体力測定や問診、血圧測定なども同時に行うことで健康状態も把握し、高齢者の健康維持を図っています。
日立市で行われている「訪問栄養指導」では来所が困難な高齢者の自宅へ訪問し、栄養指導を行うサービスです。
高齢者の食習慣・生活習慣を調査しつつ、状態に合わせた栄養改善プログラムを提供し、外出することが難しい高齢者の食生活を支援します。
訪問・相談は月1回のペースで行われており、約6ヶ月間訪問スタッフからの栄養指導が行われます。
古河市では口腔機能向上のため「お口の健康教室」が行われています。
お口の健康教室では要支援・要介護状態になる恐れのある高齢者を対象に、口腔機能に関する調査を行い、歯科衛生士による個別指導を経て、口腔機能の向上を目指しています。
また、他の高齢者とのレクリエーションも兼ねた口腔体操なども取り入れており、口腔機能向上と同時に高齢者同士のコミュニケーションを活発化させています。
「こども支援」や「ひきこもり支援」と合わせて地域レベルで包括的に高齢者の生活をサポート
これまでの地域包括ケアシステムでは、高齢者や障がい者、子どもなど年齢や状態に合わせて、専門的なサービスを提供する形で人々の生活を支援してきました。
しかし、地域社会の変化や茨城型地域包括ケアシステムは、従来の地域包括ケアシステムと比べて、より複合的・包括的な体制で地域の人々の生活を支援することを目指しています。

現行の支援体制では「高齢者支援」「障がい者支援」「難病患者支援」「こども支援」「ひとり親、ひきこもり、同一世帯に複数の支援を必要とする要援護者(インフォーマル)支援」の5つの支援を軸に進めています。
茨城型地域包括ケアシステムではこれら5つの支援体制のとりわけ相談支援体制について充実・強化を図り、複合的・包括的な地域ケアシステムを整備しています。

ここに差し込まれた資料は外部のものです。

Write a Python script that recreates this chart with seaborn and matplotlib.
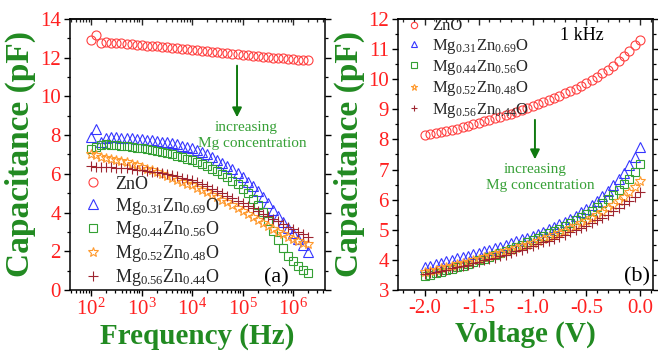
import matplotlib
matplotlib.use("Agg")
import matplotlib.pyplot as plt
import seaborn as sns

# ---- data ----
freq_hz = [100, 126, 158, 200, 251, 316, 398, 501, 631, 794,
           1000, 1259, 1585, 1995, 2512, 3162, 3981, 5012, 6310, 7943,
           10000, 12589, 15849, 19953, 25119, 31623, 39811, 50119, 63096, 79433,
           100000, 125893, 158489, 199526, 251189, 316228, 398107, 501187, 630957, 794328,
           1000000, 1258925, 1584893, 1995262]

cf_zno = [12.9, 13.15, 12.75, 12.8, 12.78, 12.76, 12.74, 12.71, 12.69, 12.67,
          12.65, 12.62, 12.6, 12.58, 12.55, 12.53, 12.5, 12.48, 12.46, 12.43,
          12.41, 12.38, 12.36, 12.34, 12.31, 12.29, 12.26, 12.24, 12.21, 12.19,
          12.16, 12.14, 12.11, 12.09, 12.06, 12.04, 12.01, 11.99, 11.96, 11.94,
          11.92, 11.9, 11.88, 11.87]
cf_mg31 = [7.9, 8.3, 7.65, 7.85, 7.88, 7.88, 7.87, 7.86, 7.84, 7.82,
           7.8, 7.77, 7.74, 7.7, 7.66, 7.62, 7.57, 7.52, 7.46, 7.4,
           7.33, 7.24, 7.14, 7.02, 6.89, 6.74, 6.58, 6.41, 6.23, 6.03,
           5.82, 5.6, 5.36, 5.1, 4.8, 4.47, 4.13, 3.8, 3.5, 3.22,
           2.93, 2.62, 2.3, 1.98]
cf_mg44 = [7.3, 7.4, 7.5, 7.52, 7.5, 7.48, 7.46, 7.43, 7.4, 7.36,
           7.32, 7.28, 7.23, 7.18, 7.12, 7.06, 7.0, 6.93, 6.86, 6.78,
           6.7, 6.6, 6.5, 6.38, 6.26, 6.13, 5.98, 5.82, 5.65, 5.46,
           5.24, 5.0, 4.72, 4.4, 4.02, 3.55, 3.05, 2.58, 2.15, 1.78,
           1.5, 1.25, 1.05, 0.88]
cf_mg52 = [7.05, 6.95, 6.88, 6.83, 6.78, 6.72, 6.66, 6.6, 6.52, 6.44,
           6.36, 6.27, 6.18, 6.09, 6.0, 5.9, 5.8, 5.7, 5.6, 5.5,
           5.4, 5.28, 5.16, 5.04, 4.92, 4.8, 4.67, 4.53, 4.38, 4.23,
           4.08, 3.92, 3.76, 3.6, 3.44, 3.29, 3.14, 3.0, 2.87, 2.75,
           2.64, 2.54, 2.45, 2.38]
cf_mg56 = [6.38, 6.37, 6.36, 6.35, 6.34, 6.32, 6.3, 6.28, 6.25, 6.22,
           6.19, 6.15, 6.11, 6.07, 6.02, 5.97, 5.92, 5.87, 5.81, 5.75,
           5.68, 5.58, 5.47, 5.36, 5.24, 5.12, 5.0, 4.87, 4.74, 4.61,
           4.48, 4.35, 4.22, 4.09, 3.95, 3.82, 3.68, 3.54, 3.4, 3.27,
           3.13, 3.0, 2.87, 2.74]

volt = [-2.0, -1.95, -1.9, -1.85, -1.8, -1.75, -1.7, -1.65, -1.6, -1.55,
        -1.5, -1.45, -1.4, -1.35, -1.3, -1.25, -1.2, -1.15, -1.1, -1.05,
        -1.0, -0.95, -0.9, -0.85, -0.8, -0.75, -0.7, -0.65, -0.6, -0.55,
        -0.5, -0.45, -0.4, -0.35, -0.3, -0.25, -0.2, -0.15, -0.1, -0.05, 0.0]

cv_zno = [8.15, 8.18, 8.21, 8.25, 8.28, 8.32, 8.36, 8.4, 8.44, 8.5,
          8.55, 8.6, 8.65, 8.7, 8.75, 8.8, 8.86, 8.92, 8.98, 9.04,
          9.1, 9.17, 9.24, 9.31, 9.38, 9.45, 9.53, 9.61, 9.69, 9.78,
          9.87, 9.97, 10.08, 10.2, 10.32, 10.45, 10.6, 10.77, 10.95, 11.12, 11.3]
cv_mg31 = [3.75, 3.8, 3.85, 3.9, 3.95, 4.0, 4.05, 4.1, 4.14, 4.19,
           4.24, 4.29, 4.34, 4.39, 4.44, 4.5, 4.56, 4.62, 4.68, 4.74,
           4.8, 4.87, 4.94, 5.02, 5.1, 5.18, 5.27, 5.37, 5.47, 5.58,
           5.7, 5.83, 5.97, 6.12, 6.29, 6.48, 6.68, 6.9, 7.14, 7.42, 7.75]
cv_mg44 = [3.45, 3.5, 3.55, 3.6, 3.65, 3.7, 3.76, 3.81, 3.87, 3.92,
           3.98, 4.04, 4.1, 4.16, 4.22, 4.29, 4.36, 4.43, 4.5, 4.58,
           4.66, 4.73, 4.8, 4.88, 4.96, 5.04, 5.12, 5.21, 5.31, 5.41,
           5.52, 5.63, 5.75, 5.88, 6.02, 6.17, 6.33, 6.51, 6.7, 6.92, 7.17]
cv_mg52 = [3.6, 3.64, 3.68, 3.72, 3.76, 3.8, 3.85, 3.89, 3.94, 3.98,
           4.03, 4.08, 4.13, 4.18, 4.23, 4.28, 4.34, 4.39, 4.45, 4.51,
           4.57, 4.63, 4.7, 4.76, 4.83, 4.9, 4.97, 5.05, 5.13, 5.21,
           5.3, 5.39, 5.49, 5.6, 5.71, 5.83, 5.96, 6.1, 6.26, 6.43, 6.63]
cv_mg56 = [3.52, 3.56, 3.6, 3.64, 3.68, 3.72, 3.76, 3.8, 3.84, 3.89,
           3.93, 3.98, 4.02, 4.07, 4.12, 4.17, 4.23, 4.28, 4.34, 4.4,
           4.46, 4.52, 4.58, 4.64, 4.7, 4.77, 4.84, 4.91, 4.98, 5.06,
           5.14, 5.22, 5.31, 5.4, 5.5, 5.61, 5.72, 5.84, 5.97, 6.1, 6.25]

labels = ["ZnO", r"Mg$_{0.31}$Zn$_{0.69}$O", r"Mg$_{0.44}$Zn$_{0.56}$O",
          r"Mg$_{0.52}$Zn$_{0.48}$O", r"Mg$_{0.56}$Zn$_{0.44}$O"]
colors = ["#FF4040", "#3535FF", "#34A034", "#FF9A2E", "#9E2530"]
markers = ["o", "^", "s", "*", "+"]

# ---- style ----
sns.set_theme(style="ticks")
plt.rcParams["font.family"] = ["Liberation Serif", "DejaVu Serif"]
plt.rcParams["mathtext.fontset"] = "custom"
plt.rcParams["mathtext.rm"] = "Liberation Serif"
plt.rcParams["mathtext.it"] = "Liberation Serif:italic"
plt.rcParams["mathtext.bf"] = "Liberation Serif:bold"
plt.rcParams["axes.linewidth"] = 1.1

green = "#218A21"
txt_green = "#36A036"
red = "#FF2020"

fig = plt.figure(figsize=(6.58, 3.51), dpi=100)
ax1 = fig.add_axes([0.1064, 0.1738, 0.3875, 0.7721])
ax2 = fig.add_axes([0.6049, 0.1738, 0.3875, 0.7721])

# panel (a)
left_sets = [cf_zno, cf_mg31, cf_mg44, cf_mg52, cf_mg56]
left_ms = [6.5, 7, 5.5, 7, 7]
for vals, lab, c, m, ms in zip(left_sets, labels, colors, markers, left_ms):
    sns.lineplot(x=freq_hz, y=vals, ax=ax1, label=lab, marker=m, linestyle="none",
                 markersize=ms, markerfacecolor="none", markeredgecolor=c,
                 markeredgewidth=0.8, color=c, sort=False)
ax1.set_xscale("log")
ax1.set_xlim(38, 4.3e6)
ax1.set_ylim(0, 14)
ax1.set_yticks([0, 2, 4, 6, 8, 10, 12, 14])
ax1.yaxis.set_minor_locator(matplotlib.ticker.MultipleLocator(1))
ax1.set_xticks([1e2, 1e3, 1e4, 1e5, 1e6])
ax1.xaxis.set_minor_locator(matplotlib.ticker.LogLocator(base=10, subs=range(2, 10), numticks=20))
ax1.xaxis.set_minor_formatter(matplotlib.ticker.NullFormatter())
ax1.set_xlabel("Frequency (Hz)", fontsize=21, fontweight="bold", color=green, labelpad=2)
ax1.set_ylabel("Capacitance (pF)", fontsize=24, fontweight="bold", color=green, labelpad=3)
ax1.legend(loc="lower left", bbox_to_anchor=(0.0, -0.04), frameon=False, fontsize=13,
           handlelength=1.2, handletextpad=0.6, labelspacing=0.16, borderaxespad=0.3)
ax1.annotate("", xy=(0.655, 0.627), xytext=(0.655, 0.838), xycoords="axes fraction",
             arrowprops=dict(arrowstyle="-|>", color="#107A10", lw=1.4, mutation_scale=14))
ax1.text(0.69, 0.601, "increasing", transform=ax1.transAxes, ha="center", va="center",
         color=txt_green, fontsize=11)
ax1.text(0.714, 0.542, "Mg concentration", transform=ax1.transAxes, ha="center", va="center",
         color=txt_green, fontsize=11)
ax1.text(0.81, 0.045, "(a)", transform=ax1.transAxes, ha="center", va="center",
         color="black", fontsize=16)

# panel (b)
right_sets = [cv_zno, cv_mg31, cv_mg44, cv_mg52, cv_mg56]
right_ms = [6.5, 7, 5.5, 7, 7]
for vals, lab, c, m, ms in zip(right_sets, labels, colors, markers, right_ms):
    sns.lineplot(x=volt, y=vals, ax=ax2, label=lab, marker=m, linestyle="none",
                 markersize=ms, markerfacecolor="none", markeredgecolor=c,
                 markeredgewidth=0.8, color=c, sort=False)
ax2.set_xlim(-2.25, 0.12)
ax2.set_ylim(3, 12)
ax2.set_xticks([-2.0, -1.5, -1.0, -0.5, 0.0])
ax2.set_xticklabels(["-2.0", "-1.5", "-1.0", "-0.5", "0.0"])
ax2.xaxis.set_minor_locator(matplotlib.ticker.MultipleLocator(0.1))
ax2.set_yticks(range(3, 13))
ax2.yaxis.set_minor_locator(matplotlib.ticker.MultipleLocator(0.5))
ax2.set_xlabel("Voltage (V)", fontsize=21, fontweight="bold", color=green, labelpad=2)
ax2.set_ylabel("Capacitance (pF)", fontsize=24, fontweight="bold", color=green, labelpad=2)
ax2.legend(loc="upper left", bbox_to_anchor=(-0.01, 1.045), frameon=False, fontsize=12,
           handlelength=0.8, handletextpad=0.7, labelspacing=0.14, borderaxespad=0.3,
           markerscale=0.7)
ax2.annotate("", xy=(0.537, 0.472), xytext=(0.537, 0.638), xycoords="axes fraction",
             arrowprops=dict(arrowstyle="-|>", color="#107A10", lw=1.4, mutation_scale=14))
ax2.text(0.537, 0.443, "increasing", transform=ax2.transAxes, ha="center", va="center",
         color=txt_green, fontsize=11)
ax2.text(0.557, 0.387, "Mg concentration", transform=ax2.transAxes, ha="center", va="center",
         color=txt_green, fontsize=11)
ax2.text(0.72, 0.94, "1 kHz", transform=ax2.transAxes, ha="center", va="center",
         color="black", fontsize=13)
ax2.text(0.937, 0.05, "(b)", transform=ax2.transAxes, ha="center", va="center",
         color="black", fontsize=16)

# ticks: out on bottom/left/right, in on top
for ax in (ax1, ax2):
    for s in ax.spines.values():
        s.set_visible(True)
        s.set_color("black")
    ax.tick_params(axis="both", which="major", direction="out", length=4.5, width=1.0,
                   labelsize=15, labelcolor=red, color="black", pad=2)
    ax.tick_params(axis="both", which="minor", direction="out", length=2.5, width=0.9,
                   color="black")
    ax.tick_params(axis="y", which="both", right=True)
    top = ax.secondary_xaxis("top")
    top.tick_params(axis="x", which="major", direction="in", length=4.5, width=1.0,
                    labeltop=False)
    top.tick_params(axis="x", which="minor", direction="in", length=2.5, width=0.9)
    if ax is ax1:
        top.set_xticks([1e2, 1e3, 1e4, 1e5, 1e6])
        top.xaxis.set_minor_locator(matplotlib.ticker.LogLocator(base=10, subs=range(2, 10), numticks=20))
    else:
        top.set_xticks([-2.0, -1.5, -1.0, -0.5, 0.0])
        top.xaxis.set_minor_locator(matplotlib.ticker.MultipleLocator(0.1))
    top.xaxis.set_major_formatter(matplotlib.ticker.NullFormatter())
    top.xaxis.set_minor_formatter(matplotlib.ticker.NullFormatter())

fig.savefig("out.png", dpi=100)
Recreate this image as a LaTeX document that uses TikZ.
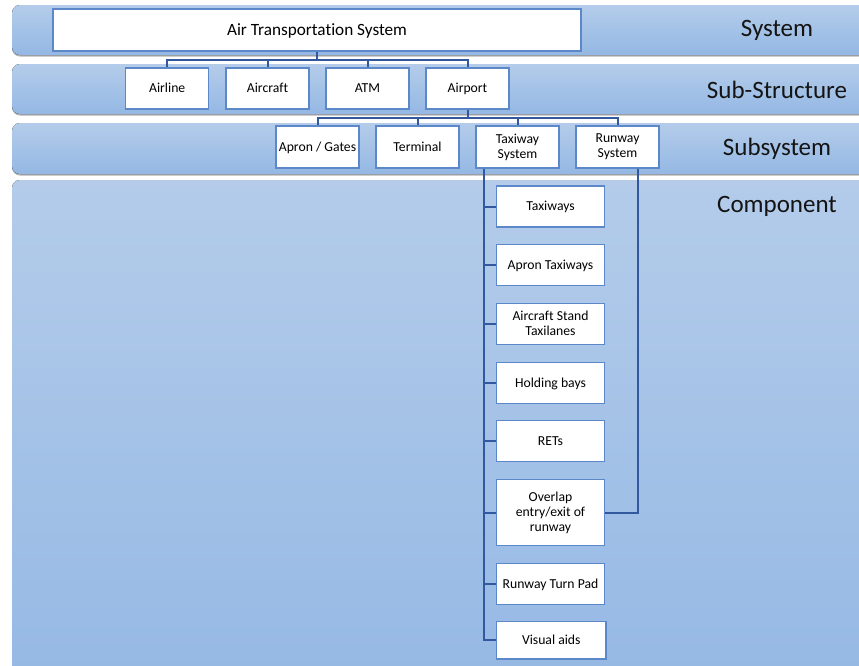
\documentclass[tikz,border=0pt]{standalone}
\usepackage{fontspec}
\setmainfont{Carlito}[Ligatures=NoCommon]
\definecolor{bandtop}{RGB}{180,204,234}
\definecolor{bandbot}{RGB}{148,184,228}
\definecolor{boxline}{RGB}{92,135,200}
\definecolor{linkblue}{RGB}{50,88,160}
\begin{document}
\begin{tikzpicture}[x=1pt,y=-1pt,
  band/.style={rounded corners=8pt, top color=bandtop, bottom color=bandbot, draw=none},
  bandshadow/.style={rounded corners=8pt, fill=black!30, draw=none},
  box/.style={draw=boxline, fill=white, line width=1.1pt, align=center, inner sep=0pt,
    minimum width=83, minimum height=41, font=\fontsize{13.7}{15}\selectfont},
  oneline/.style={text height=8.8pt, text depth=0pt},
  comp/.style={box, minimum width=107.6},
  link/.style={draw=linkblue, line width=2pt},
  level/.style={font=\fontsize{25}{29}\selectfont, text=black!92}
]
\useasboundingbox (0,0) rectangle (859,665);
\begin{scope}
\clip (0,0) rectangle (859,665);
% level bands
\fill[bandshadow] (12,6.5) rectangle (880,56.5);
\fill[band] (12,5) rectangle (880,55);
\fill[bandshadow] (12,65.5) rectangle (880,115.5);
\fill[band] (12,64) rectangle (880,114);
\fill[bandshadow] (12,124.5) rectangle (880,175.5);
\fill[band] (12,123) rectangle (880,174);
\fill[bandshadow] (12,181.5) rectangle (880,700);
\fill[band] (12,180) rectangle (880,700);
\end{scope}

% level names
\node[level] (lsys) at (777,30) {System};
\node[level] (lsub) at (777,90) {Sub-Structure};
\node[level] (lssy) at (777,149) {Subsystem};
\node[level] (lcmp) at (777,206) {Component};

% system
\node[box, text height=11.1pt, text depth=0pt, minimum width=528, minimum height=42, font=\fontsize{17.2}{20}\selectfont] (ats) at (317,30) {Air Transportation System};

% sub-structure
\node[box, oneline] (airline)  at (167.2,88.5) {Airline};
\node[box, oneline] (aircraft) at (267.5,88.5) {Aircraft};
\node[box, oneline] (atm)      at (367.5,88.5) {ATM};
\node[box, oneline] (airport)  at (467.5,88.5) {Airport};

% subsystems
\node[box, oneline, minimum height=42] (apron)    at (317.5,147) {Apron / Gates};
\node[box, oneline, minimum height=42] (terminal) at (417.5,147) {Terminal};
\node[box, minimum height=42] (taxiway)  at (517.5,147) {Taxiway\\System};
\node[box, minimum height=42] (runway)   at (617.5,147) {Runway\\System};

% components
\node[comp, oneline] (taxiways) at (550.5,206.5) {Taxiways};
\node[comp, oneline] (aprontx)  at (550.5,265.2) {Apron Taxiways};
\node[comp] (stand)    at (550.5,323.7) {Aircraft Stand\\Taxilanes};
\node[comp, oneline] (holding)  at (550.5,382.8) {Holding bays};
\node[comp, oneline] (rets)     at (550.5,441.3) {RETs};
\node[comp, minimum height=66.4] (overlap) at (550.5,512.5) {Overlap\\entry/exit of\\runway};
\node[comp, oneline] (turnpad)  at (550.5,583.8) {Runway Turn Pad};
\node[comp, oneline, minimum width=109.3, minimum height=37.3] (visual) at (551.3,640.3) {Visual aids};

% connectors
\coordinate (b1) at (317,60);
\draw[link] (ats.south) -- (b1);
\foreach \n in {airline,aircraft,atm,airport}
  \draw[link] (b1) -| (\n.north);

\coordinate (b2) at (467.5,118);
\draw[link] (airport.south) -- (b2);
\foreach \n in {apron,terminal,taxiway,runway}
  \draw[link] (b2) -| (\n.north);

\coordinate (tk) at (484.3,168);
\draw[link] (taxiway.south -| tk) |- (visual.west);
\foreach \n in {taxiways,aprontx,stand,holding,rets,overlap,turnpad}
  \draw[link] (tk |- \n.west) -- (\n.west);

\coordinate (rk) at (637.7,168);
\draw[link] (runway.south -| rk) |- (overlap.east);
\end{tikzpicture}
\end{document}
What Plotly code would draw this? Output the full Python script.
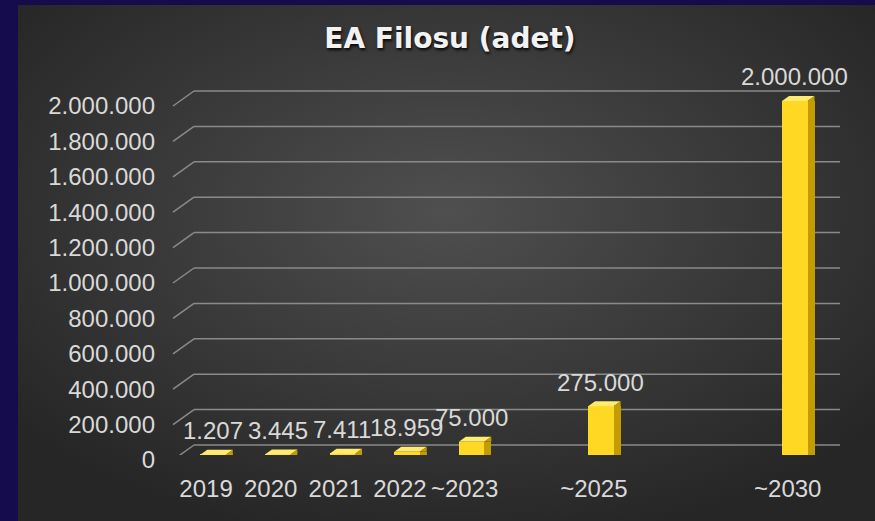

高齢者や障がい者などさまざまな悩みを抱えた人々に向けた複合的・包括的な相談窓口を設置することで、単独の制度では解決が難しい複雑な問題の解決を図ります。
相談窓口を担当する部署は介護や障がい、育児や貧困など地域住民の抱える問題やニーズを把握し、今後の支援体制に活かしていく方針です。
さらに、相談窓口によって解き明かしたニーズに合わせ、これまでの地域ケアシステムの中で構築されてきたさまざまな職種同士のネットワークを活用し、炙り出された課題の検討を進め、解決を目指します。
訪問看護や訪問診療、リハビリテーションなどを担う医療関係者はもちろん、地域で生活する人々の協力を得て、見守りなど福祉的な支援も進めています。
茨城県福祉サービス運営適正化委員会とは?
茨城県では福祉サービスの利用に関する悩み・問題を解決するための相談窓口として茨城県運営適正化委員会を設置しています。
運営適正化委員会の委員には医師や社会福祉士、弁護士、大学教授などさまざまな分野の専門家が選ばれており、多角的な視点から問題解決に取り組みます。

運営適正化委員会は公正中立な第三者機関として、福祉サービスに関する苦情解決や福祉サービスの利用援助事業が適切に運営されるための支援を行っています。
運営適正化委員会の活動内容は実績報告書としてまとめられており、ホームページ等で公開されています。
具体的な苦情・問題の概要が記載されているため、施設関係者と利用者とのトラブルを防ぐ役割を果たしています。
福祉サービスの対象としては高齢者・障がい者・子どもなどさまざまな年齢、状態の方が利用する施設やサービスが挙げられます。
相談が可能なのは福祉サービスの利用者かその家族、あるいは代理人や民生委員など福祉サービスの利用状況をよく知っている方に限られます。
運営適正化委員会は利用者からの相談を受けた後、必要に応じて問題の調査やアドバイス、当事者同士の話し合いによる解決のための斡旋等を行うことで問題の解決を図ります。
また、虐待や契約違反などの不法行為が確認された場合は茨城県知事への通知も行います。
匿名での相談も受け付けており、内容に応じた助言も行います。
しかし、氏名が明らかにならない場合、事業者への確認が行えないため、話し合いによる解決などは難しくなってしまいます。